At was the point you, another responder, and Nick didn't get per your response and Nick's subliminal threat.
Nobody said you were transphobic or that you hated transmen. You not liking transmen wasn't even the issue. I'm indifferent to what you like. I was simply responding to how you didn't understand how someone could identify as gay and still date transmen. I explained how. I didn't call you narrow-minded. I said you had a narrow view of what gay meant. There's a difference. End of story.
I would ask you what gay is, but i dont want to know the response. Im not stupid.
You don't know me and the shoes walked in as a gay man to call me narrow minded on anything. Your word choice sucks and its sad you don't realize that.
I infer very well. #Don't
Good topic @tigerbreaux, looks like half the respondents would date a trans man, half wouldn't. This thread definitely highlights that gender, sexuality and interests from person to person are fluid.
I know I'm late to the party, but in no way is anyone questioning what someone else is or is not attracted to right?

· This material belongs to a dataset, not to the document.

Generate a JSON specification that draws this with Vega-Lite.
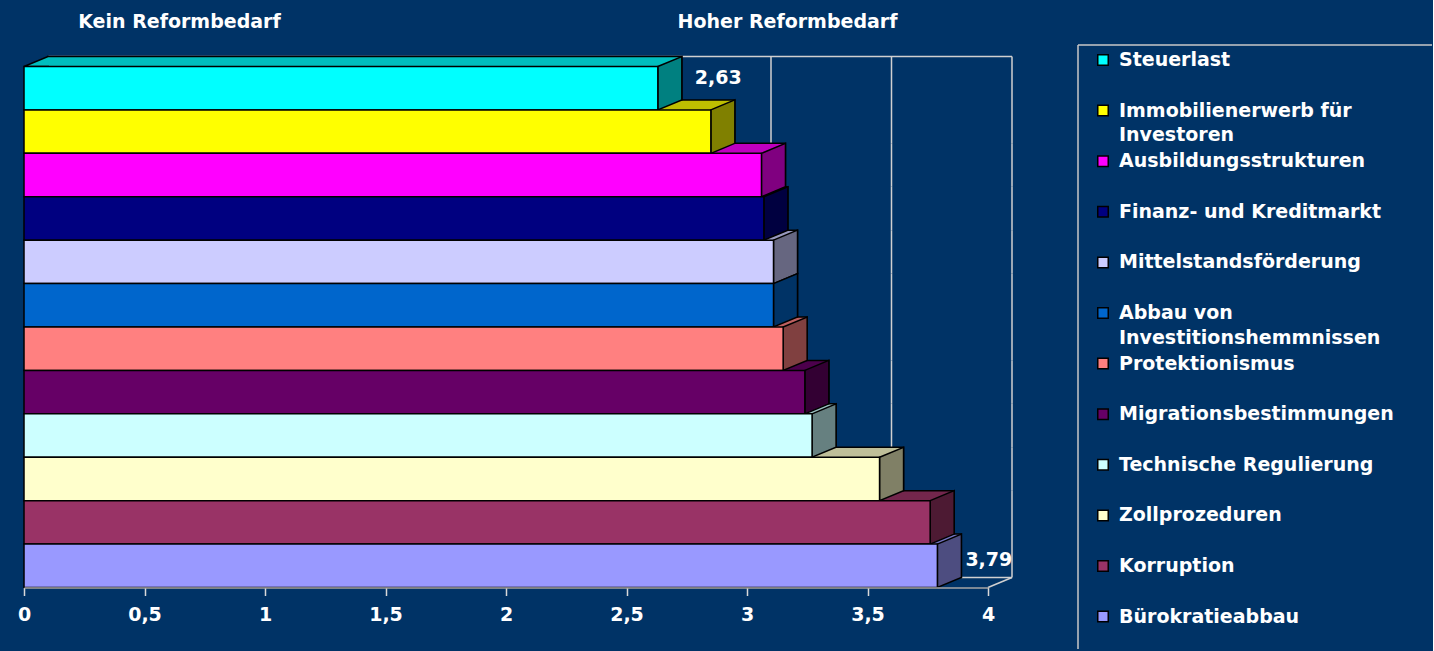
{
  "$schema": "https://vega.github.io/schema/vega-lite/v6.json",
  "background": "#003366",
  "padding": {"left": 17, "top": 12, "right": 0, "bottom": 1},
  "autosize": {"type": "pad"},
  "bounds": "flush",
  "spacing": 90,
  "config": {"view": {"stroke": null}, "font": "DejaVu Sans"},
  "datasets": {
    "bars": [
      {"name": "Steuerlast", "value": 2.63},
      {"name": "Immobilienerwerb für Investoren", "value": 2.85},
      {"name": "Ausbildungsstrukturen", "value": 3.06},
      {"name": "Finanz- und Kreditmarkt", "value": 3.07},
      {"name": "Mittelstandsförderung", "value": 3.11},
      {"name": "Abbau von Investitionshemmnissen", "value": 3.11},
      {"name": "Protektionismus", "value": 3.15},
      {"name": "Migrationsbestimmungen", "value": 3.24},
      {"name": "Technische Regulierung", "value": 3.27},
      {"name": "Zollprozeduren", "value": 3.55},
      {"name": "Korruption", "value": 3.76},
      {"name": "Bürokratieabbau", "value": 3.79}
    ]
  },
  "hconcat": [
    {
      "width": 964,
      "height": 542.5,
      "data": {"name": "bars"},
      "resolve": {"scale": {"color": "independent"}},
      "encoding": {
        "y": {
          "field": "name", "type": "nominal",
          "scale": {
            "domain": ["Steuerlast", "Immobilienerwerb für Investoren", "Ausbildungsstrukturen", "Finanz- und Kreditmarkt", "Mittelstandsförderung", "Abbau von Investitionshemmnissen", "Protektionismus", "Migrationsbestimmungen", "Technische Regulierung", "Zollprozeduren", "Korruption", "Bürokratieabbau"],
            "paddingInner": 0, "paddingOuter": 0.2476, "align": 1
          },
          "axis": null
        },
        "x": {
          "field": "value", "type": "quantitative",
          "scale": {"domain": [0, 4], "nice": false},
          "axis": {
            "values": [0, 0.5, 1, 1.5, 2, 2.5, 3, 3.5, 4],
            "labelExpr": "replace(format(datum.value, '.1~f'), '.', ',')",
            "title": null, "grid": false, "zindex": 1,
            "domainColor": "#a6a6a6", "domainWidth": 1.5,
            "tickColor": "#d9d9d9", "tickSize": 8, "tickWidth": 1.5,
            "labelColor": "white", "labelFont": "DejaVu Sans", "labelFontSize": 19, "labelFontWeight": "bold",
            "labelPadding": 10, "labelFlush": false, "labelOverlap": false
          }
        }
      },
      "layer": [
        {
          "mark": {"type": "bar", "fillOpacity": 0, "stroke": "#d0d0d0", "strokeWidth": 1.5, "xOffset": 24, "x2Offset": 24, "yOffset": -10, "y2Offset": -10},
          "encoding": {"x": {"datum": 3}, "x2": {"datum": 3}}
        },
        {
          "mark": {"type": "bar", "fillOpacity": 0, "stroke": "#d0d0d0", "strokeWidth": 1.5, "xOffset": 24, "x2Offset": 24, "yOffset": -10, "y2Offset": -10},
          "encoding": {"x": {"datum": 3.5}, "x2": {"datum": 3.5}}
        },
        {
          "mark": {"type": "bar", "fillOpacity": 0, "stroke": "#d0d0d0", "strokeWidth": 1.5, "xOffset": 24, "x2Offset": 24, "yOffset": -10, "y2Offset": -10},
          "encoding": {"x": {"datum": 4}, "x2": {"datum": 4}}
        },
        {
          "transform": [{"filter": "datum.name === 'Steuerlast'"}],
          "mark": {"type": "rule", "color": "#d0d0d0", "strokeWidth": 1.5, "xOffset": 24, "x2Offset": 24, "yOffset": -31.71},
          "encoding": {"x": {"datum": 0}, "x2": {"datum": 4}}
        },
        {
          "transform": [{"filter": "datum.name === 'Bürokratieabbau'"}],
          "mark": {"type": "rule", "color": "#d0d0d0", "strokeWidth": 1.5, "xOffset": 24, "x2Offset": 24, "yOffset": 11.71},
          "encoding": {"x": {"datum": 0}, "x2": {"datum": 4}}
        },
        {
          "transform": [{"filter": "datum.name === 'Bürokratieabbau'"}],
          "mark": {"type": "point", "shape": "M0,2.1708L2.4,1.1708", "size": 400, "filled": false, "opacity": 1, "stroke": "#d0d0d0", "strokeWidth": 1.5},
          "encoding": {"x": {"datum": 4}}
        },
        {
          "mark": {"type": "bar", "stroke": "black", "strokeWidth": 1.5, "xOffset": 24, "x2Offset": 24, "yOffset": -10, "y2Offset": -10},
          "encoding": {
            "color": {
              "field": "name", "type": "nominal", "legend": null,
              "scale": {
                "domain": ["Steuerlast", "Immobilienerwerb für Investoren", "Ausbildungsstrukturen", "Finanz- und Kreditmarkt", "Mittelstandsförderung", "Abbau von Investitionshemmnissen", "Protektionismus", "Migrationsbestimmungen", "Technische Regulierung", "Zollprozeduren", "Korruption", "Bürokratieabbau"],
                "range": ["#00BFBF", "#BFBF00", "#BF00BF", "#000060", "#9999BF", "#004C99", "#BF6060", "#4C004C", "#99BFBF", "#BFBF99", "#73264C", "#7373BF"]
              }
            }
          }
        },
        {
          "mark": {"type": "point", "shape": "M2.5,-2.1708L0,-2.1708L2.4,-3.1708L2.5,-3.1708", "size": 400, "filled": true, "opacity": 1, "stroke": "black", "strokeWidth": 1.5},
          "encoding": {
            "x": {"datum": 0},
            "color": {
              "field": "name", "type": "nominal", "legend": null,
              "scale": {
                "domain": ["Steuerlast", "Immobilienerwerb für Investoren", "Ausbildungsstrukturen", "Finanz- und Kreditmarkt", "Mittelstandsförderung", "Abbau von Investitionshemmnissen", "Protektionismus", "Migrationsbestimmungen", "Technische Regulierung", "Zollprozeduren", "Korruption", "Bürokratieabbau"],
                "range": ["#00BFBF", "#BFBF00", "#BF00BF", "#000060", "#9999BF", "#004C99", "#BF6060", "#4C004C", "#99BFBF", "#BFBF99", "#73264C", "#7373BF"]
              }
            }
          }
        },
        {
          "mark": {"type": "point", "shape": "M0,-2.1708L2.4,-3.1708L2.4,1.1708L0,2.1708Z", "size": 400, "filled": true, "opacity": 1, "stroke": "black", "strokeWidth": 1.5},
          "encoding": {
            "color": {
              "field": "name", "type": "nominal", "legend": null,
              "scale": {
                "domain": ["Steuerlast", "Immobilienerwerb für Investoren", "Ausbildungsstrukturen", "Finanz- und Kreditmarkt", "Mittelstandsförderung", "Abbau von Investitionshemmnissen", "Protektionismus", "Migrationsbestimmungen", "Technische Regulierung", "Zollprozeduren", "Korruption", "Bürokratieabbau"],
                "range": ["#008080", "#808000", "#800080", "#000040", "#666680", "#003366", "#804040", "#330033", "#668080", "#808066", "#4D1A33", "#4D4D80"]
              }
            }
          }
        },
        {
          "mark": {"type": "bar", "stroke": "black", "strokeWidth": 1.5},
          "encoding": {
            "color": {
              "field": "name", "type": "nominal", "legend": null,
              "scale": {
                "domain": ["Steuerlast", "Immobilienerwerb für Investoren", "Ausbildungsstrukturen", "Finanz- und Kreditmarkt", "Mittelstandsförderung", "Abbau von Investitionshemmnissen", "Protektionismus", "Migrationsbestimmungen", "Technische Regulierung", "Zollprozeduren", "Korruption", "Bürokratieabbau"],
                "range": ["#00FFFF", "#FFFF00", "#FF00FF", "#000080", "#CCCCFF", "#0066CC", "#FF8080", "#660066", "#CCFFFF", "#FFFFCC", "#993366", "#9999FF"]
              }
            }
          }
        },
        {
          "transform": [
            {"filter": "datum.name === 'Steuerlast'"},
            {"calculate": "replace(format(datum.value, '.2f'), '.', ',')", "as": "lbl"}
          ],
          "mark": {"type": "text", "align": "left", "baseline": "middle", "dx": 37, "dy": -10.7, "font": "DejaVu Sans", "fontSize": 19, "fontWeight": "bold", "color": "white"},
          "encoding": {"text": {"field": "lbl"}}
        },
        {
          "transform": [
            {"filter": "datum.name === 'Bürokratieabbau'"},
            {"calculate": "replace(format(datum.value, '.2f'), '.', ',')", "as": "lbl"}
          ],
          "mark": {"type": "text", "align": "left", "baseline": "middle", "dx": 28, "dy": -5.8, "font": "DejaVu Sans", "fontSize": 19, "fontWeight": "bold", "color": "white"},
          "encoding": {"text": {"field": "lbl"}}
        },
        {
          "transform": [{"filter": "datum.name === 'Steuerlast'"}],
          "mark": {"type": "text", "text": "Kein Reformbedarf", "align": "center", "baseline": "middle", "dy": -66.7, "font": "DejaVu Sans", "fontSize": 19, "fontWeight": "bold", "color": "white"},
          "encoding": {"x": {"datum": 0.645}}
        },
        {
          "transform": [{"filter": "datum.name === 'Steuerlast'"}],
          "mark": {"type": "text", "text": "Hoher Reformbedarf", "align": "center", "baseline": "middle", "dy": -66.7, "font": "DejaVu Sans", "fontSize": 19, "fontWeight": "bold", "color": "white"},
          "encoding": {"x": {"datum": 3.168}}
        }
      ]
    },
    {
      "width": 354,
      "height": 604,
      "layer": [
        {
          "data": {"values": [{}]},
          "mark": {"type": "rule", "color": "#c8c8c8", "strokeWidth": 1.5},
          "encoding": {"x": {"value": 0}}
        },
        {
          "data": {"values": [{}]},
          "mark": {"type": "rule", "color": "#c8c8c8", "strokeWidth": 1.5},
          "encoding": {"y": {"value": 0}}
        },
        {
          "data": {"name": "bars"},
          "mark": {"type": "point", "shape": "square", "filled": true, "opacity": 1, "size": 110, "stroke": "black", "strokeWidth": 1.5, "xOffset": 25},
          "encoding": {
            "x": {"datum": 0, "type": "quantitative", "scale": {"domain": [0, 1]}, "axis": null},
            "y": {
              "field": "name", "type": "nominal", "axis": null,
              "scale": {
                "type": "point",
                "domain": ["Steuerlast", "Immobilienerwerb für Investoren", "Ausbildungsstrukturen", "Finanz- und Kreditmarkt", "Mittelstandsförderung", "Abbau von Investitionshemmnissen", "Protektionismus", "Migrationsbestimmungen", "Technische Regulierung", "Zollprozeduren", "Korruption", "Bürokratieabbau"],
                "padding": 0.4684, "align": 0.3165
              }
            },
            "color": {
              "field": "name", "type": "nominal", "legend": null,
              "scale": {
                "domain": ["Steuerlast", "Immobilienerwerb für Investoren", "Ausbildungsstrukturen", "Finanz- und Kreditmarkt", "Mittelstandsförderung", "Abbau von Investitionshemmnissen", "Protektionismus", "Migrationsbestimmungen", "Technische Regulierung", "Zollprozeduren", "Korruption", "Bürokratieabbau"],
                "range": ["#00FFFF", "#FFFF00", "#FF00FF", "#000080", "#CCCCFF", "#0066CC", "#FF8080", "#660066", "#CCFFFF", "#FFFFCC", "#993366", "#9999FF"]
              }
            }
          }
        },
        {
          "data": {"name": "bars"},
          "transform": [
            {"calculate": "replace(replace(datum.name, 'für Investoren', 'für\\nInvestoren'), 'von Investitionshemmnissen', 'von\\nInvestitionshemmnissen')", "as": "label"}
          ],
          "mark": {"type": "text", "align": "left", "baseline": "middle", "xOffset": 41, "font": "DejaVu Sans", "fontSize": 19, "fontWeight": "bold", "color": "white", "lineBreak": "\n", "lineHeight": 24.5},
          "encoding": {
            "x": {"datum": 0, "type": "quantitative", "scale": {"domain": [0, 1]}, "axis": null},
            "y": {
              "field": "name", "type": "nominal", "axis": null,
              "scale": {
                "type": "point",
                "domain": ["Steuerlast", "Immobilienerwerb für Investoren", "Ausbildungsstrukturen", "Finanz- und Kreditmarkt", "Mittelstandsförderung", "Abbau von Investitionshemmnissen", "Protektionismus", "Migrationsbestimmungen", "Technische Regulierung", "Zollprozeduren", "Korruption", "Bürokratieabbau"],
                "padding": 0.4684, "align": 0.3165
              }
            },
            "text": {"field": "label"}
          }
        }
      ]
    }
  ]
}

I can easily say "I'm not attracted to....." but in no way can I impose my attraction standards or take an accusatory or judgmental stance on what someone else is attracted to....RIGHT???? I mean there is no way I would do anything with "The Big Dick Bitch" (look it up) but I'm not gonna knock someone who is attracted to that or desires that.
Right. I know that everyone is clear on everyone's opinion. The conversation went left when it was presumed that when responding No to the question was being phobic and hateful, with some bad choice words attacking one's intelligence because of doing so.
It's a toucy subject and I will admit I was overly passionate in my responses with no apologies. However, I will tone my passion down in lieu of responses...lol. I grasp that is the best way to master dialogue and to deal with a conversation in general.
It's actually not a touchy subject to anyone but you, re-read the thread. I dare anyone to find and quote a comment that attacked someone for merely saying they would NOT date a Trans man...Compare that to comments attacking people who said that they WOULD date a Trans man.
Everyone was respectful of each others opinions until you chimed in. The thread "went left" because of one person. You apologized to us on Twitter for doing so. Apology accepted. Let's all move on. No need to keep responding on this thread, everyone gets your point of view by now.
I would actually try this at least once. There would be ALOT of hurdles I believe, but it's worth a shot.
This is a fascinating discussion. I would love to see some research on the relationship between sexual orientation and genitalia and gender identity.
If we were all blind... and I do mean born blind I wonder if much of this would matter. To a certain extent, ALL of us (yeah, including me) have been programmed with particular perceptions on how to see the world. Some have and are rivaling against those perceptions and others are reveling in it (no judgment)... ijs.
I would, I thought about a lot actually.
I probably could not wrap my mind around the idea of dating a transman but truthfully looking at the guy above, hes a pretty attractive person. I think that just like with anything else, there are no clear rules because everyone is different.